____ Source excerpt
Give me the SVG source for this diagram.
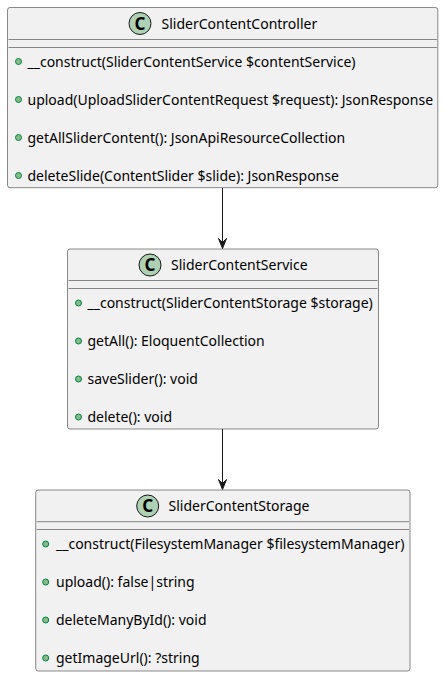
<svg xmlns="http://www.w3.org/2000/svg" width="444" height="677" viewBox="0 0 444 677">
<defs>
<style>
.box{fill:#F1F1F1;stroke:#181818;stroke-width:0.5;}
.sep{stroke:#181818;stroke-width:0.5;}
.ci{fill:#ADD1B2;stroke:#181818;stroke-width:1;}
.cl{font-family:"Noto Sans",sans-serif;font-size:17px;font-weight:bold;fill:#000000;}
.t{font-family:"Noto Sans",sans-serif;font-size:14px;fill:#000000;}
.b{fill:#84BE84;stroke:#038048;stroke-width:1;}
.e{stroke:#181818;stroke-width:1;fill:none;}
.ah{fill:#181818;stroke:#181818;stroke-width:1;}
</style>
</defs>
<rect width="444" height="677" fill="#FFFFFF"/>
<g id="SliderContentController">
<rect class="box" x="7.5" y="7.5" width="430.3" height="180.2" rx="2.5" ry="2.5"/>
<circle class="ci" cx="140" cy="23.5" r="11"/>
<text class="cl" x="140" y="29.5" text-anchor="middle">C</text>
<text class="t" x="161.5" y="28.5">SliderContentController</text>
<line class="sep" x1="8.5" y1="39.5" x2="436.8" y2="39.5"/>
<line class="sep" x1="8.5" y1="47.5" x2="436.8" y2="47.5"/>
<circle class="b" cx="18.5" cy="61.5" r="3"/>
<text class="t" x="27.5" y="66.5">__construct(SliderContentService $contentService)</text>
<circle class="b" cx="18.5" cy="99.5" r="3"/>
<text class="t" x="27.5" y="104.5">upload(UploadSliderContentRequest $request): JsonResponse</text>
<circle class="b" cx="18.5" cy="137.5" r="3"/>
<text class="t" x="27.5" y="142.5">getAllSliderContent(): JsonApiResourceCollection</text>
<circle class="b" cx="18.5" cy="175.5" r="3"/>
<text class="t" x="27.5" y="180.5">deleteSlide(ContentSlider $slide): JsonResponse</text>
</g>
<g id="SliderContentService">
<rect class="box" x="67.5" y="249" width="311" height="180" rx="2.5" ry="2.5"/>
<circle class="ci" cx="150" cy="265" r="11"/>
<text class="cl" x="150" y="271" text-anchor="middle">C</text>
<text class="t" x="171" y="270">SliderContentService</text>
<line class="sep" x1="68.5" y1="280.5" x2="377.5" y2="280.5"/>
<line class="sep" x1="68.5" y1="288.5" x2="377.5" y2="288.5"/>
<circle class="b" cx="78.5" cy="303" r="3"/>
<text class="t" x="87.5" y="308">__construct(SliderContentStorage $storage)</text>
<circle class="b" cx="78.5" cy="341" r="3"/>
<text class="t" x="87.5" y="346">getAll(): EloquentCollection</text>
<circle class="b" cx="78.5" cy="379" r="3"/>
<text class="t" x="87.5" y="384">saveSlider(): void</text>
<circle class="b" cx="78.5" cy="417" r="3"/>
<text class="t" x="87.5" y="422">delete(): void</text>
</g>
<g id="SliderContentStorage">
<rect class="box" x="35.7" y="490" width="374.3" height="181" rx="2.5" ry="2.5"/>
<circle class="ci" cx="147.7" cy="506" r="11"/>
<text class="cl" x="147.7" y="512" text-anchor="middle">C</text>
<text class="t" x="168.5" y="511">SliderContentStorage</text>
<line class="sep" x1="36.7" y1="521.7" x2="409" y2="521.7"/>
<line class="sep" x1="36.7" y1="529.5" x2="409" y2="529.5"/>
<circle class="b" cx="45.7" cy="544" r="3"/>
<text class="t" x="56" y="549">__construct(FilesystemManager $filesystemManager)</text>
<circle class="b" cx="45.7" cy="582" r="3"/>
<text class="t" x="56" y="587">upload(): false|string</text>
<circle class="b" cx="45.7" cy="620" r="3"/>
<text class="t" x="56" y="625">deleteManyById(): void</text>
<circle class="b" cx="45.7" cy="658" r="3"/>
<text class="t" x="56" y="663">getImageUrl(): ?string</text>
</g>
<g id="connectors">
<path class="e" d="M222.5,188 L222.5,243"/>
<polygon class="ah" points="218.5,238.5 222.5,248.5 226.5,238.5 222.5,242.5"/>
<path class="e" d="M222.5,429 L222.5,484"/>
<polygon class="ah" points="218.5,479.5 222.5,489.5 226.5,479.5 222.5,483.5"/>
</g>
</svg>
________
- Given problem
Transcribe the preceding listing in its entirety and with exact wording, leaving out pictures.

- Solution below
Give me the SVG source for this diagram.
<svg xmlns="http://www.w3.org/2000/svg" width="444" height="677" viewBox="0 0 444 677">
<defs>
<style>
.box{fill:#F1F1F1;stroke:#181818;stroke-width:0.5;}
.sep{stroke:#181818;stroke-width:0.5;}
.ci{fill:#ADD1B2;stroke:#181818;stroke-width:1;}
.cl{font-family:"Noto Sans",sans-serif;font-size:17px;font-weight:bold;fill:#000000;}
.t{font-family:"Noto Sans",sans-serif;font-size:14px;fill:#000000;}
.b{fill:#84BE84;stroke:#038048;stroke-width:1;}
.e{stroke:#181818;stroke-width:1;fill:none;}
.ah{fill:#181818;stroke:#181818;stroke-width:1;}
</style>
</defs>
<rect width="444" height="677" fill="#FFFFFF"/>
<g id="SliderContentController">
<rect class="box" x="7.5" y="7.5" width="430.3" height="180.2" rx="2.5" ry="2.5"/>
<circle class="ci" cx="140" cy="23.5" r="11"/>
<text class="cl" x="140" y="29.5" text-anchor="middle">C</text>
<text class="t" x="161.5" y="28.5">SliderContentController</text>
<line class="sep" x1="8.5" y1="39.5" x2="436.8" y2="39.5"/>
<line class="sep" x1="8.5" y1="47.5" x2="436.8" y2="47.5"/>
<circle class="b" cx="18.5" cy="61.5" r="3"/>
<text class="t" x="27.5" y="66.5">__construct(SliderContentService $contentService)</text>
<circle class="b" cx="18.5" cy="99.5" r="3"/>
<text class="t" x="27.5" y="104.5">upload(UploadSliderContentRequest $request): JsonResponse</text>
<circle class="b" cx="18.5" cy="137.5" r="3"/>
<text class="t" x="27.5" y="142.5">getAllSliderContent(): JsonApiResourceCollection</text>
<circle class="b" cx="18.5" cy="175.5" r="3"/>
<text class="t" x="27.5" y="180.5">deleteSlide(ContentSlider $slide): JsonResponse</text>
</g>
<g id="SliderContentService">
<rect class="box" x="67.5" y="249" width="311" height="180" rx="2.5" ry="2.5"/>
<circle class="ci" cx="150" cy="265" r="11"/>
<text class="cl" x="150" y="271" text-anchor="middle">C</text>
<text class="t" x="171" y="270">SliderContentService</text>
<line class="sep" x1="68.5" y1="280.5" x2="377.5" y2="280.5"/>
<line class="sep" x1="68.5" y1="288.5" x2="377.5" y2="288.5"/>
<circle class="b" cx="78.5" cy="303" r="3"/>
<text class="t" x="87.5" y="308">__construct(SliderContentStorage $storage)</text>
<circle class="b" cx="78.5" cy="341" r="3"/>
<text class="t" x="87.5" y="346">getAll(): EloquentCollection</text>
<circle class="b" cx="78.5" cy="379" r="3"/>
<text class="t" x="87.5" y="384">saveSlider(): void</text>
<circle class="b" cx="78.5" cy="417" r="3"/>
<text class="t" x="87.5" y="422">delete(): void</text>
</g>
<g id="SliderContentStorage">
<rect class="box" x="35.7" y="490" width="374.3" height="181" rx="2.5" ry="2.5"/>
<circle class="ci" cx="147.7" cy="506" r="11"/>
<text class="cl" x="147.7" y="512" text-anchor="middle">C</text>
<text class="t" x="168.5" y="511">SliderContentStorage</text>
<line class="sep" x1="36.7" y1="521.7" x2="409" y2="521.7"/>
<line class="sep" x1="36.7" y1="529.5" x2="409" y2="529.5"/>
<circle class="b" cx="45.7" cy="544" r="3"/>
<text class="t" x="56" y="549">__construct(FilesystemManager $filesystemManager)</text>
<circle class="b" cx="45.7" cy="582" r="3"/>
<text class="t" x="56" y="587">upload(): false|string</text>
<circle class="b" cx="45.7" cy="620" r="3"/>
<text class="t" x="56" y="625">deleteManyById(): void</text>
<circle class="b" cx="45.7" cy="658" r="3"/>
<text class="t" x="56" y="663">getImageUrl(): ?string</text>
</g>
<g id="connectors">
<path class="e" d="M222.5,188 L222.5,243"/>
<polygon class="ah" points="218.5,238.5 222.5,248.5 226.5,238.5 222.5,242.5"/>
<path class="e" d="M222.5,429 L222.5,484"/>
<polygon class="ah" points="218.5,479.5 222.5,489.5 226.5,479.5 222.5,483.5"/>
</g>
</svg>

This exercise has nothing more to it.